== To be done ==
Print the listing from its top line through the line containing "(0,0) rectangle (901,687);", nothing more, and leave out the pictures.

== Data shown ==
** Start **
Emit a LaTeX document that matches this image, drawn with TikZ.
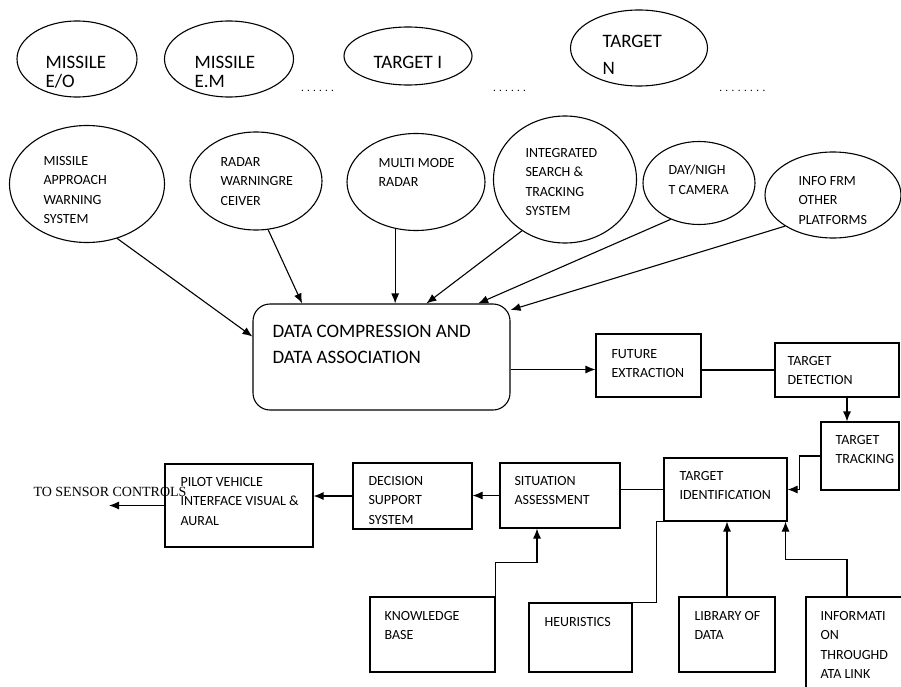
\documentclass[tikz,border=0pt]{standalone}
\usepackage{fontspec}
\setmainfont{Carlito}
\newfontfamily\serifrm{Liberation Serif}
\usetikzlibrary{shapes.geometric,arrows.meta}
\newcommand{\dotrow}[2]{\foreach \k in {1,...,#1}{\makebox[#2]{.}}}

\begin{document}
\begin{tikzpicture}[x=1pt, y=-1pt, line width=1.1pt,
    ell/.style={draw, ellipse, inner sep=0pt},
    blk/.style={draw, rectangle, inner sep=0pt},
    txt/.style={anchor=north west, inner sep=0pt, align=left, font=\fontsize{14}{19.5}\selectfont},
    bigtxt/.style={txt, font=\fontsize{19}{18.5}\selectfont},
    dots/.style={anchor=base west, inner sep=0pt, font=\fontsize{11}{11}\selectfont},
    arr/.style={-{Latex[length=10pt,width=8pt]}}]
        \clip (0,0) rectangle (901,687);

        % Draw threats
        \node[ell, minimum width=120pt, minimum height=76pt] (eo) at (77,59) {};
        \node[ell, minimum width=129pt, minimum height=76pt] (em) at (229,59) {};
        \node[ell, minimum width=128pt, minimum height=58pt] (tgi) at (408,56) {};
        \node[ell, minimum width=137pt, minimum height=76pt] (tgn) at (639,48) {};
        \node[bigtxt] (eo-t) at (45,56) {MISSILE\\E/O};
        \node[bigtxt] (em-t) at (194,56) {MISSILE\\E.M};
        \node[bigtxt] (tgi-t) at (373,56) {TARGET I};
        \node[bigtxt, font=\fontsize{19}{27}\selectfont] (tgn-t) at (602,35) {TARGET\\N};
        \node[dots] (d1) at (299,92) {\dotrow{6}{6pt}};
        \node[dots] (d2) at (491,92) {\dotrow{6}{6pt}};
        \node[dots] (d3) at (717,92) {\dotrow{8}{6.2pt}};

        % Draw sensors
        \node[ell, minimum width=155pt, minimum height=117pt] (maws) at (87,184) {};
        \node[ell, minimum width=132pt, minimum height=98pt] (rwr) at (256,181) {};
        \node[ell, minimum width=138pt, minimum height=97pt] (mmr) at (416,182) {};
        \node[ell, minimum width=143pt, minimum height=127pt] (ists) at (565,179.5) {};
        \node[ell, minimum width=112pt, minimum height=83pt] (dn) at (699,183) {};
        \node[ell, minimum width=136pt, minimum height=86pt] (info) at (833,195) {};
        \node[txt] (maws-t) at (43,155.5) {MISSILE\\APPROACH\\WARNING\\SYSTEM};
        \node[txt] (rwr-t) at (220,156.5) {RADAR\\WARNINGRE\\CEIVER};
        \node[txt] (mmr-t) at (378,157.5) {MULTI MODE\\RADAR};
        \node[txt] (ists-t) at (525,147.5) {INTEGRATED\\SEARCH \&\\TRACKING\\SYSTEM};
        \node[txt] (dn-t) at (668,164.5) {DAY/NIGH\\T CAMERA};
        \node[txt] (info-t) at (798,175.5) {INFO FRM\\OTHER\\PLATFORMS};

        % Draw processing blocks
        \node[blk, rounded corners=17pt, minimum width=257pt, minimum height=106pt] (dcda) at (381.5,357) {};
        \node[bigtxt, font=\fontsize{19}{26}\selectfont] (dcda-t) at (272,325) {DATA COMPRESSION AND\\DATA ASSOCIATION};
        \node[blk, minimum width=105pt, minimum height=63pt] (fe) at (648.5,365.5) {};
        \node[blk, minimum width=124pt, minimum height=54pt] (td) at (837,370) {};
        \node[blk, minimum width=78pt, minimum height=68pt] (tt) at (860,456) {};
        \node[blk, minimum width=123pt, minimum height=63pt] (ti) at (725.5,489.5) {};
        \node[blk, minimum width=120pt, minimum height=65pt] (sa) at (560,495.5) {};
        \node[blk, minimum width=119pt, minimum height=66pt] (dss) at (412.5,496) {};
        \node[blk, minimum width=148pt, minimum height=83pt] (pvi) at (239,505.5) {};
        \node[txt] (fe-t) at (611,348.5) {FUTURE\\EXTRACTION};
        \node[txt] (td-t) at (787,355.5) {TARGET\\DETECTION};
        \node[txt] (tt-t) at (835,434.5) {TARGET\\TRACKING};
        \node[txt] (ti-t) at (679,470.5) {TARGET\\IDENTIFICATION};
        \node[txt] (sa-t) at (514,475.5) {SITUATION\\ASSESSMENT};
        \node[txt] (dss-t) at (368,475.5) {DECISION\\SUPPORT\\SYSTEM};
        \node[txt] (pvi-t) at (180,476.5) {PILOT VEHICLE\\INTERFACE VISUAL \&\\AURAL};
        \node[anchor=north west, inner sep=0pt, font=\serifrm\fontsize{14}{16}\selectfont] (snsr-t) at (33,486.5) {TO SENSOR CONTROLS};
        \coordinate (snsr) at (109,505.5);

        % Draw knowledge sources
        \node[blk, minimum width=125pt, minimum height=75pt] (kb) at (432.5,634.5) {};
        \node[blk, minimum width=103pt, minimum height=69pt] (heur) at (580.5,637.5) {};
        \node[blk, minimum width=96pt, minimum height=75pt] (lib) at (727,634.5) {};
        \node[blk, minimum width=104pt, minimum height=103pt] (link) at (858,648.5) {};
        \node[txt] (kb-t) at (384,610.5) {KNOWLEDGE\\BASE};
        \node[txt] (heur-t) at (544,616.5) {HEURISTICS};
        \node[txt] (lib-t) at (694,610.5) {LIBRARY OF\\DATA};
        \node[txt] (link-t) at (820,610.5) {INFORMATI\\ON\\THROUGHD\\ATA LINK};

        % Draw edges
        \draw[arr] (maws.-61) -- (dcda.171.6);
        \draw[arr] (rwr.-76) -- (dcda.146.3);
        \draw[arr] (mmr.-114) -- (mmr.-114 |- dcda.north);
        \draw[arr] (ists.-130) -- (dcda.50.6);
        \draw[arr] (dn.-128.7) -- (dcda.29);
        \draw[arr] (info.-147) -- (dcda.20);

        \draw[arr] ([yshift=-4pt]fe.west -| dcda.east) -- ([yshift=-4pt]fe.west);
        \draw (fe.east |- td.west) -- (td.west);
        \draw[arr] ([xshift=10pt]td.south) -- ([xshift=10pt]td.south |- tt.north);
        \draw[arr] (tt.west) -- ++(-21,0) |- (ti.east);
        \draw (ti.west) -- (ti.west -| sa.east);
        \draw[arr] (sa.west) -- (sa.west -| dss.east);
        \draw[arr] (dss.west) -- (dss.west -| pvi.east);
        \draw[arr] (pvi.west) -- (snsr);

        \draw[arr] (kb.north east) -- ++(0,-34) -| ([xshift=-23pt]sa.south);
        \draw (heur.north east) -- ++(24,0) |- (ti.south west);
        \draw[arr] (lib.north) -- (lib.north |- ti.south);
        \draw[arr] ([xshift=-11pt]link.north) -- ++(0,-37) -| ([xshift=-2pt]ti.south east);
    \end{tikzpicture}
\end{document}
** End **
== Answer in full ==
Emit a LaTeX document that matches this image, drawn with TikZ.
\documentclass[tikz,border=0pt]{standalone}
\usepackage{fontspec}
\setmainfont{Carlito}
\newfontfamily\serifrm{Liberation Serif}
\usetikzlibrary{shapes.geometric,arrows.meta}
\newcommand{\dotrow}[2]{\foreach \k in {1,...,#1}{\makebox[#2]{.}}}

\begin{document}
\begin{tikzpicture}[x=1pt, y=-1pt, line width=1.1pt,
    ell/.style={draw, ellipse, inner sep=0pt},
    blk/.style={draw, rectangle, inner sep=0pt},
    txt/.style={anchor=north west, inner sep=0pt, align=left, font=\fontsize{14}{19.5}\selectfont},
    bigtxt/.style={txt, font=\fontsize{19}{18.5}\selectfont},
    dots/.style={anchor=base west, inner sep=0pt, font=\fontsize{11}{11}\selectfont},
    arr/.style={-{Latex[length=10pt,width=8pt]}}]
        \clip (0,0) rectangle (901,687);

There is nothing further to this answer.